2009年10月中旬、韓国・ソウルの韓国カソリック大学を会場にWHO-FICネットワーク会議(WHOの健康関連国際分類の会議)が開かれました。今回は、会議の様子にその後の動きも一部加えて報告します。少々長くなりますが、ご容赦ください。
なお、厚生労働省のICF専門委員会のWebサイトにもその報告資料がアップされていますので、併せてご覧下さい。
http://www.mhlw.go.jp/shingi/2009/12/s1204-13.html
このFIC会議には日本から、厚生労働省内の担当者や、委嘱を受けた医療専門家、そしてICFやICF-CYの普及・翻訳に関わってきたメンバー10人程度が参加しました。WHO―FIC全体としては、ICD(国際疾病分類)の関係者が過半数でしたが、ICF関係者も生活機能分類グループ(FDRG)の3日間の会の中で、以下の8つのタスクグループに分かれて進めてきた取り組みの成果を交流し、今後の課題を確認しました。
・タスクグループ1(コーディングガイドライン)
ICFを障害者実態調査や個別支援で活用するための留意点をまとめた「手引き書」の作成を行っている。すでに60ページほどの素案が作成されたが、細かすぎるので本文と付属資料に分けるべきである、ICFの特徴の紹介などはこのコーデイングガイドラインで述べるべきではない、ガイドラインという名称は強すぎるのでガイドとかガイダンスとかにすべきである、サービス利用の受給資格アセスメントの場合の活用方法にも触れるべきではないか、などの意見が出され、引き続き検討することになった。
・タスクグループ2(ICFのアップデート)
ICFの本格的改正(バージョン2)に向けての取り組みは始まっていないが、ICFの分類項目を追加したり、1つの項目を2つに分けたり、2つの項目を一つにまとめたり、例示を増やしたりなどの「アップデート」はしなければならないということで、インターネットも活用したICF改正用のプラットホーム(改正手続きのツールやルールのセット)が完成した。最終的にはFDRG及びURC(分類改正改訂委員会)の投票によって改正提案の採否が決まる。2010年から本格運用予定。
・タスクグループ3(ICDとの関係)
現在のICD(国際疾病分類)はICD-10だが、これを改正してICD-11を作成し、2014年には決定する予定となっている。そのICD-11を作成するツール(i-CAT)が準備されつつあり、そこではすべての病気を10余りの統一した項目(病因など)で定義・説明することになっている。その中にfunctional impact(その病気が及ぼす生活機能への影響)という項目がある。その項目は用語の統一などICFとの調整が必要であり、FDRGに作業協力が依頼された。しかし、心身機能・身体構造はともかく、活動や参加を病気のfunctional impactとしてICDの項目の中に取り入れることには、相当強い反発があり、引き続き検討することになった。
・タスクグループ4(ICFの実行)
すでにドイツのチームなどが中心となって作られた疾患別のICFコアセットはあるが、より一般的に利用可能な(いろいろな疾患に共通して使える)ICFのコアセット(parsimonious set)版がほぼ完成した。12月から2010年3月までフィールドテストを各国のFIC協力センターの協力で行う。その際各国の協力センターはできるだけ障害当事者にも参加してもらうように努力する。その結果をまとめて2010年に完成を目指す。
・タスクグループ5(ICFの教育)
Webでのトレーニングツールを発表した。入門編、専門編などのレベルに分かれ、専門編のほうでは統計、リハビリテーション、権利擁護など分野ごとにモジュールを想定しているが、とりあえずは分野を分けない入門編についてほぼ完成した。今後はFDRGメンバーによるフィールドテストを行いたい意向である。
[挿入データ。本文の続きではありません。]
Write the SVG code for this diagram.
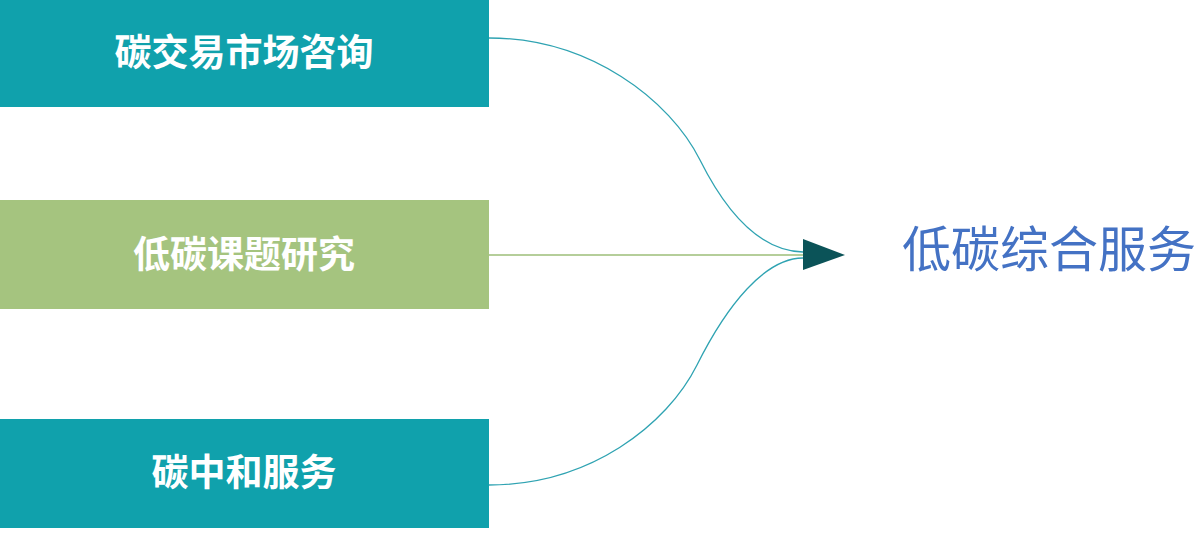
<svg xmlns="http://www.w3.org/2000/svg" width="1200" height="548" viewBox="0 0 1200 548">
<style>
.box-teal{fill:#10A1AC}
.box-green{fill:#A5C47F}
.lbl{font-family:"Noto Sans CJK SC","Noto Sans",sans-serif;font-weight:bold;font-size:37px;fill:#FFFFFF;text-anchor:middle}
.title{font-family:"Noto Sans CJK SC","Noto Sans",sans-serif;font-size:49px;fill:#4472C4;text-anchor:middle}
.conn{fill:none;stroke-width:1.3}
</style>
<rect width="1200" height="548" fill="#FFFFFF"/>
<g id="connectors">
<path class="conn" stroke="#2FA3B2" d="M489,38 C590,38 670,100 700,160 C730,220 765,251 803,252"/>
<path class="conn" stroke="#9DBE78" d="M489,255 L803,255"/>
<path class="conn" stroke="#2FA3B2" d="M489,485 C590,485 667,425 697,365 C727,305 765,258 803,258"/>
<polygon points="803,239 845,255 803,270" fill="#0B5358"/>
</g>
<g id="node-1">
<rect class="box-teal" x="0" y="0" width="489" height="107"/>
<text class="lbl" x="244" y="66">碳交易市场咨询</text>
</g>
<g id="node-2">
<rect class="box-green" x="0" y="200" width="489" height="109"/>
<text class="lbl" x="244" y="268">低碳课题研究</text>
</g>
<g id="node-3">
<rect class="box-teal" x="0" y="419" width="489" height="109"/>
<text class="lbl" x="244" y="486">碳中和服务</text>
</g>
<g id="node-target">
<text class="title" x="1049" y="267">低碳综合服务</text>
</g>
</svg>
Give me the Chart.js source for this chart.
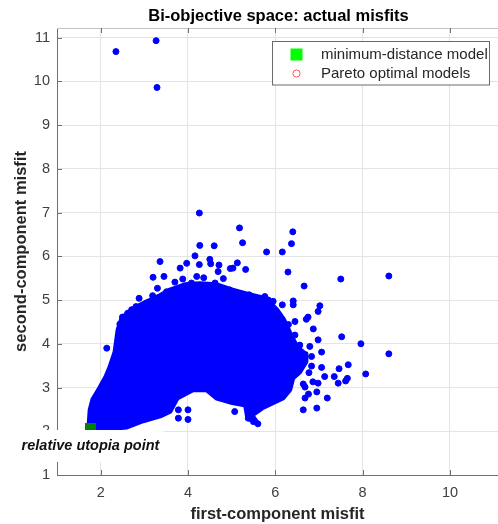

また、ビギナーズガイドが出来てから10年近くたち、概念の周知からコード化などの活用につながるガイドが必要とのことから、ICF Overviewの作成1年ほど前から進めてきたが、ほぼ完成しつつあり、最終的な検討のためさらにメンバーを追加した。障害者権利条約のモニタリングに役立つであろうなど、ビギナーズガイド以降の状況の変化なども反映させている。また脊髄損傷、パニック障害などの「健康状態」ごとの典型的な状態をICF関連図で示そうとしている。(佐藤は、目の機能障害をメガネで補って、読む活動や大学教員としての参加を成り立たせているという自分自身のICF関連図を送り、採用してはどうかと半分冗談に書いた。)
・タスクグループ6 (倫理と人権)
2009年に引き続き2010年もイタリアでInternational Conference on Disability, Justice and Long-term Careを開催する予定。また、国連から障害者権利条約のモニタリングを要請されている(とくに第25条健康、第26条ハビリテーションとリハビリテーション)。そこにICFを活用したい。さらに、ICFの付属資料6「ICFの使用に関する倫理的ガイドライン」の改正案を来年のICF会議に提案する。
・タスクグループ7(環境因子)
ISO9999との協議を行ったことの報告があった。今ISOは見直しの時期なので、ISO9999とICFとの食い違い(移動の中に椅子から立ったり座ったりを含めるかどうかなど)を是正し、統一を図る協議を急ぐ必要がある。
・タスクグループ8(ICFにおけるターミノロジーとオントロジー)
ICFの分類項目の定義を用いた情報モデルの作成、オントロジーの開発を引き続き検討している。オントロジーの開発というのは、コンピューターが理解できる用語の体系に整理するということのようであるが、どうもよくわからない。
その他、担当タスクグループがあまりはっきりしないが、「個人因子の分類の開発」という作業があり、ここ2年ほどは中断していたようだが、再開する機運となった。作成されれば主観的次元を含める可能性が高いのではないか。
また、活動と参加の区分(ICFでは4つのオプションを提案している)についての実態調査の計画は、取り止めとなった。というより、活動と参加の区分けを含めて、より総合的なICF実行・活用のデータベースをつくろうという計画がタスクグループ4やFICの実行委員会(IC)で出され、そこに含まれることになった。
来年のWHO-FICは10月にカナダトロントで開かれ、その前に6月ころFDRGのみの中間会議も開かれる模様。
以上です。引き続きこのような国際的な動きもできるだけご紹介していきたいと思います。ご参考になれば幸いです。